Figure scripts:
-------
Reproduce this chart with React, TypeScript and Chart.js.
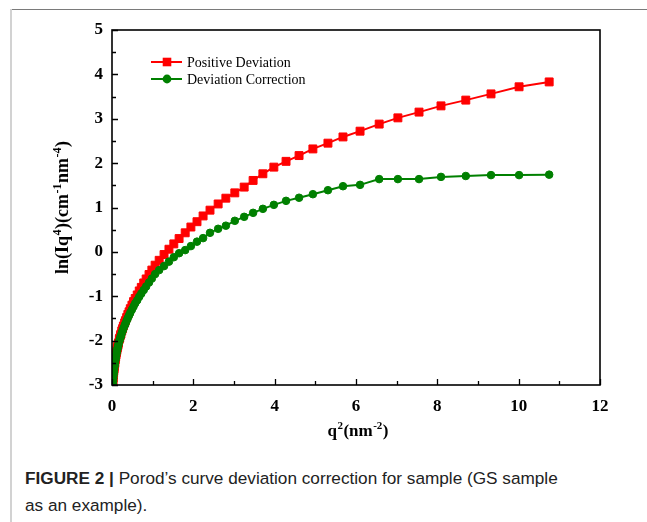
import React, { useEffect, useRef } from 'react';
import { Chart, registerables } from 'chart.js';

Chart.register(...registerables);

// ---- data ----
const q2 = [
  0.02, 0.025, 0.03, 0.035, 0.04, 0.045, 0.05, 0.055, 0.06, 0.065, 0.07, 0.08, 0.085, 0.09, 0.1,
  0.11, 0.12, 0.13, 0.14, 0.15, 0.16, 0.18, 0.19, 0.21, 0.22, 0.24, 0.26, 0.28, 0.31, 0.33,
  0.36, 0.39, 0.42, 0.45, 0.49, 0.53, 0.57, 0.62, 0.67, 0.72, 0.78, 0.84, 0.91, 0.98,
  1.06, 1.16, 1.28, 1.4, 1.52, 1.65, 1.8, 1.94, 2.09, 2.24, 2.41, 2.61, 2.8, 3.02, 3.25, 3.47,
  3.71, 3.98, 4.28, 4.6, 4.94, 5.31, 5.68, 6.1, 6.57, 7.03, 7.55, 8.09, 8.7, 9.32, 10.01, 10.75,
];

const positiveDeviation = [
  -2.97, -2.9, -2.84, -2.78, -2.73, -2.68, -2.64, -2.6, -2.56, -2.53, -2.5, -2.43, -2.4, -2.37, -2.32,
  -2.27, -2.22, -2.17, -2.13, -2.09, -2.05, -1.97, -1.94, -1.88, -1.85, -1.78, -1.73, -1.67, -1.6, -1.55,
  -1.48, -1.41, -1.35, -1.28, -1.2, -1.12, -1.05, -0.97, -0.88, -0.8, -0.7, -0.61, -0.51, -0.41,
  -0.3, -0.19, -0.06, 0.06, 0.18, 0.3, 0.43, 0.56, 0.68, 0.81, 0.94, 1.08, 1.21, 1.33, 1.46, 1.61,
  1.76, 1.91, 2.04, 2.17, 2.32, 2.45, 2.59, 2.72, 2.88, 3.02, 3.15, 3.29, 3.42, 3.56, 3.72, 3.83,
];

const deviationCorrection = [
  -2.98, -2.91, -2.85, -2.79, -2.74, -2.69, -2.65, -2.61, -2.57, -2.54, -2.51, -2.45, -2.42, -2.39, -2.34,
  -2.29, -2.24, -2.2, -2.16, -2.12, -2.08, -2.01, -1.98, -1.92, -1.89, -1.83, -1.78, -1.73, -1.66, -1.62,
  -1.55, -1.49, -1.43, -1.37, -1.3, -1.23, -1.16, -1.09, -1.01, -0.94, -0.86, -0.78, -0.69, -0.6,
  -0.5, -0.41, -0.32, -0.22, -0.12, -0.03, 0.04, 0.13, 0.23, 0.31, 0.43, 0.52, 0.59, 0.7, 0.79, 0.88,
  0.97, 1.06, 1.15, 1.22, 1.3, 1.39, 1.48, 1.51, 1.64, 1.64, 1.64, 1.69, 1.71, 1.73, 1.73, 1.74,
];

const seriesNames = ['Positive Deviation', 'Deviation Correction'];
const xTickLabels = [0, 2, 4, 6, 8, 10, 12];
const yTickLabels = [-3, -2, -1, 0, 1, 2, 3, 4, 5];
// axis titles as [text, isSuperscript] runs: q²(nm⁻²) and ln(Iq⁴)(cm⁻¹nm⁻⁴)
const xTitleRuns: [string, boolean][] = [['q', false], ['2', true], ['(nm', false], ['-2', true], [')', false]];
const yTitleRuns: [string, boolean][] = [
  ['ln(Iq', false], ['4', true], [')(cm', false], ['-1', true], ['nm', false], ['-4', true], [')', false],
];

const RED = '#ff0000';
const GREEN = '#008000';
const SERIF = "'Liberation Serif', 'Times New Roman', 'DejaVu Serif', serif";

function drawRuns(
  ctx: CanvasRenderingContext2D,
  runs: [string, boolean][],
  cx: number,
  cy: number,
  rot: number,
  size: number,
  supSize: number,
) {
  const main = `bold ${size}px ${SERIF}`;
  const sup = `bold ${supSize}px ${SERIF}`;
  let total = 0;
  const widths = runs.map(([t, s]) => {
    ctx.font = s ? sup : main;
    const w = ctx.measureText(t).width + (s ? 1 : 0);
    total += w;
    return w;
  });
  ctx.save();
  ctx.translate(cx, cy);
  ctx.rotate(rot);
  ctx.fillStyle = '#000';
  ctx.textAlign = 'left';
  ctx.textBaseline = 'alphabetic';
  let x = -total / 2;
  runs.forEach(([t, s], i) => {
    ctx.font = s ? sup : main;
    ctx.fillText(t, x + (s ? 0.5 : 0), s ? -1 : 6);
    x += widths[i];
  });
  ctx.restore();
}

const decorPlugin = {
  id: 'decor',
  afterDraw(chart: any) {
    const { ctx, chartArea: a, scales } = chart;
    const xs = scales.x;
    const ys = scales.y;
    ctx.save();
    ctx.strokeStyle = '#000';
    ctx.lineWidth = 1.6;
    ctx.strokeRect(a.left, a.top, a.right - a.left, a.bottom - a.top);
    ctx.lineWidth = 1.3;
    ctx.beginPath();
    for (let v = xs.min; v <= xs.max + 1e-9; v += 1) {
      const px = Math.round(xs.getPixelForValue(v)) + 0.5;
      const len = Math.abs(v % 2) < 1e-9 ? 6 : 4;
      ctx.moveTo(px, a.bottom);
      ctx.lineTo(px, a.bottom - len);
    }
    for (let v = ys.min; v <= ys.max + 1e-9; v += 0.5) {
      const py = Math.round(ys.getPixelForValue(v)) + 0.5;
      const len = Math.abs(v - Math.round(v)) < 1e-9 ? 6 : 4;
      ctx.moveTo(a.left, py);
      ctx.lineTo(a.left + len, py);
    }
    ctx.stroke();

    // axis titles
    drawRuns(ctx, xTitleRuns, (a.left + a.right) / 2 + 2, a.bottom + 45, 0, 17, 11);
    drawRuns(ctx, yTitleRuns, a.left - 50, (a.top + a.bottom) / 2, -Math.PI / 2, 18, 12);

    // legend (line + marker + label), inside the plot area
    const colors = [RED, GREEN];
    seriesNames.forEach((name, i) => {
      const y = a.top + 32 + i * 17;
      const x0 = a.left + 39;
      const x1 = a.left + 70;
      const xm = a.left + 55;
      ctx.strokeStyle = colors[i];
      ctx.fillStyle = colors[i];
      ctx.lineWidth = 2;
      ctx.beginPath();
      ctx.moveTo(x0, y);
      ctx.lineTo(x1, y);
      ctx.stroke();
      ctx.beginPath();
      if (i === 0) {
        ctx.rect(xm - 4.3, y - 4.3, 8.6, 8.6);
      } else {
        ctx.arc(xm, y, 4.4, 0, Math.PI * 2);
      }
      ctx.fill();
      ctx.fillStyle = '#000';
      ctx.font = `14px ${SERIF}`;
      ctx.textBaseline = 'middle';
      ctx.textAlign = 'left';
      ctx.fillText(name, a.left + 75, y + 1);
    });
    ctx.restore();
  },
};

export default function App() {
  const canvasRef = useRef<HTMLCanvasElement | null>(null);

  useEffect(() => {
    if (!canvasRef.current) return;
    const chart = new Chart(canvasRef.current, {
      type: 'scatter',
      data: {
        datasets: [
          {
            label: seriesNames[0],
            data: q2.map((x, i) => ({ x, y: positiveDeviation[i] })),
            showLine: true,
            borderColor: RED,
            backgroundColor: RED,
            borderWidth: 2,
            pointStyle: 'rect',
            pointRadius: 5.6,
            pointBorderWidth: 1,
            pointBorderColor: RED,
            order: 1,
          },
          {
            label: seriesNames[1],
            data: q2.map((x, i) => ({ x, y: deviationCorrection[i] })),
            showLine: true,
            borderColor: GREEN,
            backgroundColor: GREEN,
            borderWidth: 2,
            pointStyle: 'circle',
            pointRadius: 3.8,
            pointBorderWidth: 1,
            pointBorderColor: GREEN,
            order: 0,
          },
        ],
      },
      options: {
        animation: false,
        responsive: false,
        maintainAspectRatio: false,
        layout: { padding: { top: 30, right: 47, left: 0, bottom: 0 } },
        plugins: {
          legend: { display: false },
          tooltip: { enabled: false },
        },
        scales: {
          x: {
            type: 'linear',
            min: xTickLabels[0],
            max: xTickLabels[xTickLabels.length - 1],
            grid: { display: false, drawTicks: false, tickLength: 0 },
            border: { display: false },
            ticks: {
              stepSize: 2,
              padding: 11,
              color: '#000',
              font: { family: SERIF, weight: 'bold', size: 17 },
              callback: (v: any) => (xTickLabels.includes(Number(v)) ? String(v) : ''),
            },
            afterFit: (s: any) => {
              s.height = 55;
            },
          },
          y: {
            type: 'linear',
            min: yTickLabels[0],
            max: yTickLabels[yTickLabels.length - 1],
            grid: { display: false, drawTicks: false, tickLength: 0 },
            border: { display: false },
            ticks: {
              stepSize: 1,
              padding: 9,
              color: '#000',
              font: { family: SERIF, weight: 'bold', size: 17 },
              callback: (v: any) => (yTickLabels.includes(Number(v)) ? String(v) : ''),
            },
            afterFit: (s: any) => {
              s.width = 112;
            },
          },
        },
      },
      plugins: [decorPlugin],
    });
    return () => chart.destroy();
  }, []);

  return (
    <div
      style={{
        position: 'absolute',
        left: 0,
        top: 0,
        width: 647,
        height: 522,
        background: '#fff',
        overflow: 'hidden',
      }}
    >
      <div style={{ position: 'absolute', left: 10, right: 0, top: 9, height: 1, background: '#7a7a7a' }} />
      <div style={{ position: 'absolute', left: 10, width: 2, top: 9, bottom: 0, background: '#d2d2d2' }} />
      <canvas
        ref={canvasRef}
        width={647}
        height={440}
        style={{ position: 'absolute', left: 0, top: 0, width: 647, height: 440 }}
      />
      <div
        style={{
          position: 'absolute',
          left: 25,
          top: 465,
          fontFamily: "'Liberation Sans', Arial, Helvetica, sans-serif",
          fontSize: 17.2,
          lineHeight: '27px',
          color: '#222',
          whiteSpace: 'nowrap',
        }}
      >
        <b>FIGURE 2 |</b> Porod’s curve deviation correction for sample (GS sample
        <br />
        as an example).
      </div>
    </div>
  );
}
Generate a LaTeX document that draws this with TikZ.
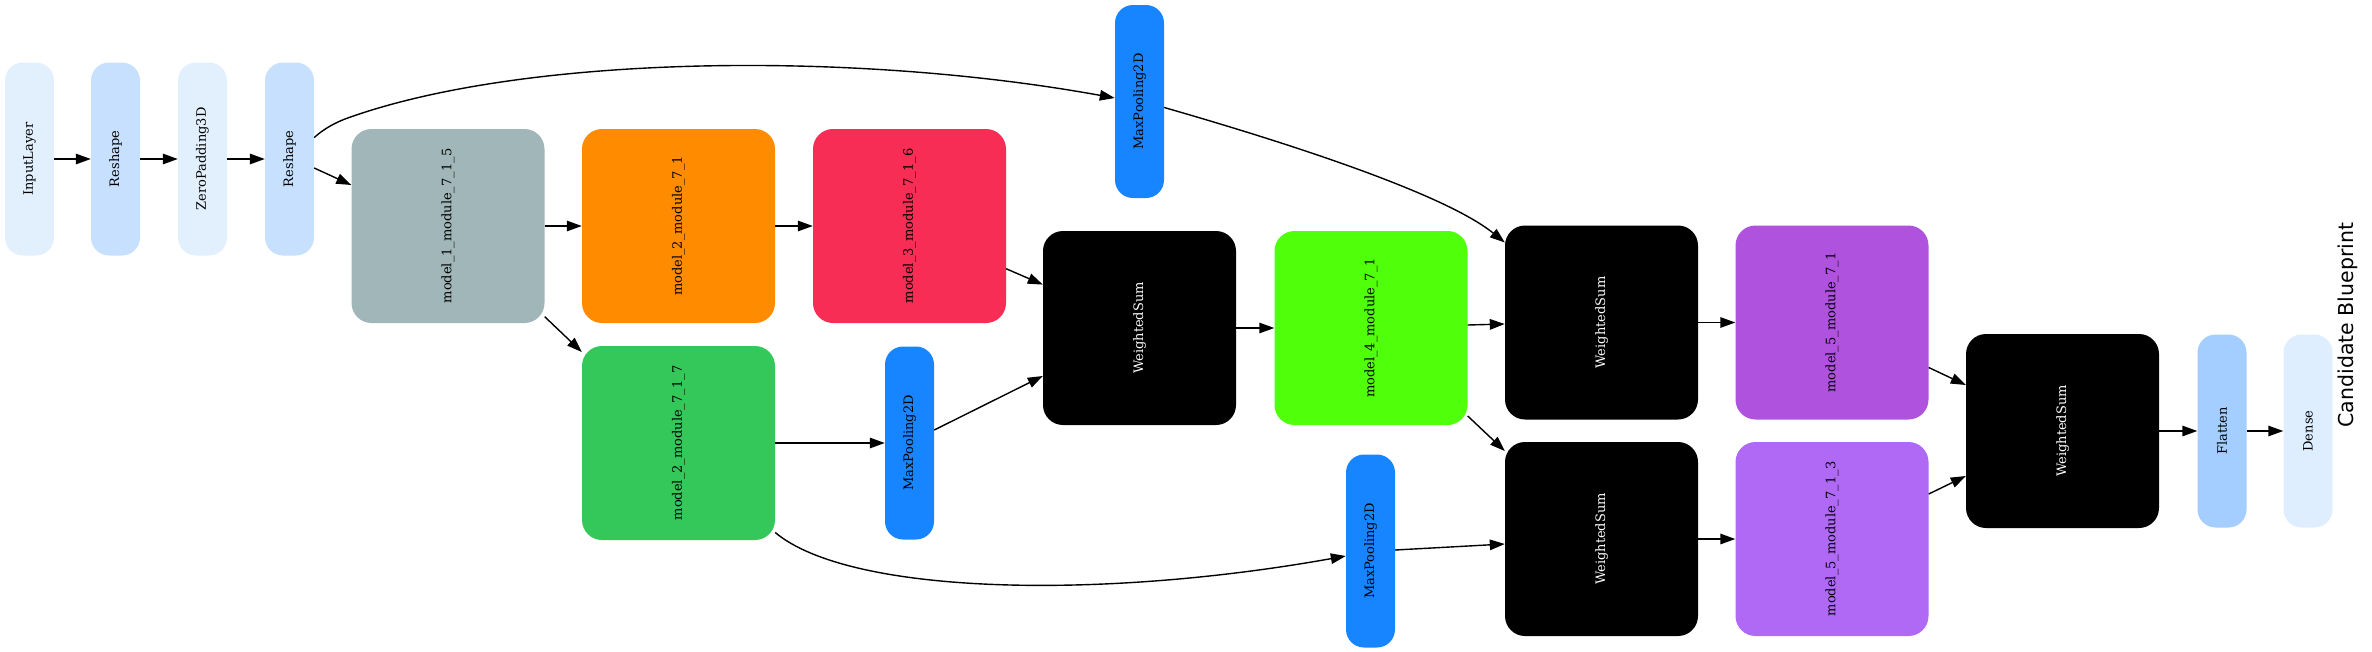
\documentclass[tikz,border=0pt]{standalone}
\usepackage{fontspec}
\usetikzlibrary{arrows.meta,calc}
\newfontfamily\nodeserif{DejaVu Serif}
\newfontfamily\titlesans{DejaVu Sans}
\definecolor{cInput}{RGB}{226,240,254}
\definecolor{cReshape}{RGB}{198,224,254}
\definecolor{cGrayTeal}{RGB}{160,182,184}
\definecolor{cOrange}{RGB}{255,140,0}
\definecolor{cRed}{RGB}{247,45,85}
\definecolor{cBlue}{RGB}{22,133,255}
\definecolor{cGreen}{RGB}{52,199,89}
\definecolor{cLime}{RGB}{80,255,10}
\definecolor{cPurpleA}{RGB}{175,82,222}
\definecolor{cPurpleB}{RGB}{176,105,245}
\definecolor{cFlatten}{RGB}{163,206,255}
\definecolor{cDense}{RGB}{222,238,255}
\tikzset{
  basebox/.style={rectangle, inner sep=0pt, font={\nodeserif\fontsize{13}{15}\selectfont}},
  smallbox/.style={basebox, minimum width=49pt, minimum height=193pt, rounded corners=18pt},
  bigbox/.style={basebox, minimum width=193pt, minimum height=194pt, rounded corners=20pt},
  wsbox/.style={bigbox, fill=black, text=white},
  edge/.style={line width=1.4pt, -{Triangle[length=15pt,width=10.5pt]}}
}
\newcommand{\vtext}[1]{\rotatebox{90}{#1}}
\begin{document}
\begin{tikzpicture}[x=1pt,y=-1pt]
\useasboundingbox (0,0) rectangle (2372,651);
% nodes
\node[smallbox, fill=cInput]   (inl) at (29.5,159)  {\vtext{InputLayer}};
\node[smallbox, fill=cReshape] (rs1) at (115.5,159) {\vtext{Reshape}};
\node[smallbox, fill=cInput]   (zp)  at (202.5,159) {\vtext{ZeroPadding3D}};
\node[smallbox, fill=cReshape] (rs2) at (289.5,159) {\vtext{Reshape}};
\node[bigbox, fill=cGrayTeal]  (m1)  at (448,226)   {\vtext{model\_1\_module\_7\_1\_5}};
\node[bigbox, fill=cOrange]    (m2a) at (678.5,226) {\vtext{model\_2\_module\_7\_1}};
\node[bigbox, fill=cGreen]     (m2b) at (678.5,443) {\vtext{model\_2\_module\_7\_1\_7}};
\node[bigbox, fill=cRed]       (m3)  at (909.5,226) {\vtext{model\_3\_module\_7\_1\_6}};
\node[smallbox, fill=cBlue]    (mpT) at (1139.5,101.5) {\vtext{MaxPooling2D}};
\node[smallbox, fill=cBlue]    (mpM) at (909.5,443) {\vtext{MaxPooling2D}};
\node[wsbox]                   (ws1) at (1139.5,328) {\vtext{WeightedSum}};
\node[bigbox, fill=cLime]      (m4)  at (1371,328)  {\vtext{model\_4\_module\_7\_1}};
\node[smallbox, fill=cBlue]    (mpB) at (1370.5,551) {\vtext{MaxPooling2D}};
\node[wsbox]                   (wsT) at (1601.5,322.5) {\vtext{WeightedSum}};
\node[wsbox]                   (wsB) at (1601.5,539) {\vtext{WeightedSum}};
\node[bigbox, fill=cPurpleA]   (m5a) at (1832,322.5) {\vtext{model\_5\_module\_7\_1}};
\node[bigbox, fill=cPurpleB]   (m5b) at (1832,539)  {\vtext{model\_5\_module\_7\_1\_3}};
\node[wsbox]                   (wsF) at (2062.5,431) {\vtext{WeightedSum}};
\node[smallbox, fill=cFlatten] (fl)  at (2222,431)  {\vtext{Flatten}};
\node[smallbox, fill=cDense]   (de)  at (2308,431)  {\vtext{Dense}};
\node[inner sep=0pt, font={\titlesans\fontsize{20.5}{24}\selectfont}] (title) at (2348,325) {\vtext{Candidate Blueprint}};
% edges
\draw[edge] (inl) -- (rs1);
\draw[edge] (rs1) -- (zp);
\draw[edge] (zp) -- (rs2);
\draw[edge] ($(rs2.east)+(0,9)$) -- ($(m1.west)+(0,-41)$);
\draw[edge] ($(rs2.east)+(0,-21.5)$) .. controls (325,128) and (335,123) .. (345,119)
   .. controls (520,55) and (850,50) .. ($(mpT.west)+(0,-3.5)$);
\draw[edge] (m1) -- (m2a);
\draw[edge] ($(m1.east)+(0,90.7)$) -- ($(m2b.west)+(0,-91)$);
\draw[edge] (m2a) -- (m3);
\draw[edge] ($(m3.east)+(0,42.75)$) -- ($(ws1.west)+(0,-43.4)$);
\draw[edge] (m2b) -- (mpM);
\draw[edge] ($(mpM.east)+(0,-13)$) -- ($(ws1.west)+(0,48)$);
\draw[edge] ($(m2b.east)+(0,89.5)$) .. controls (850,595) and (1100,600) .. ($(mpB.west)+(0,5)$);
\draw[edge] (ws1) -- (m4);
\draw[edge] ($(mpT.east)+(0,6)$) .. controls (1260,135) and (1440,190) .. ($(wsT.west)+(0,-80)$);
\draw[edge] ($(m4.east)+(0,-3)$) -- ($(wsT.west)+(0,1.5)$);
\draw[edge] ($(m4.east)+(0,88)$) -- ($(wsB.west)+(0,-88)$);
\draw[edge] ($(mpB.east)+(0,-1)$) -- ($(wsB.west)+(0,5)$);
\draw[edge] (wsT) -- (m5a);
\draw[edge] (wsB) -- (m5b);
\draw[edge] ($(m5a.east)+(0,45)$) -- ($(wsF.west)+(0,-46)$);
\draw[edge] ($(m5b.east)+(0,-45)$) -- ($(wsF.west)+(0,45)$);
\draw[edge] (wsF) -- (fl);
\draw[edge] (fl) -- (de);
\end{tikzpicture}
\end{document}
-------
### WHAT IS EXPECTED
Your task is to restate word for word the lines from the top of the data to the line containing "Chart.register(...registerables);", both ends included, with every picture left out.

### REPLY
Reproduce this chart with React, TypeScript and Chart.js.
import React, { useEffect, useRef } from 'react';
import { Chart, registerables } from 'chart.js';

Chart.register(...registerables);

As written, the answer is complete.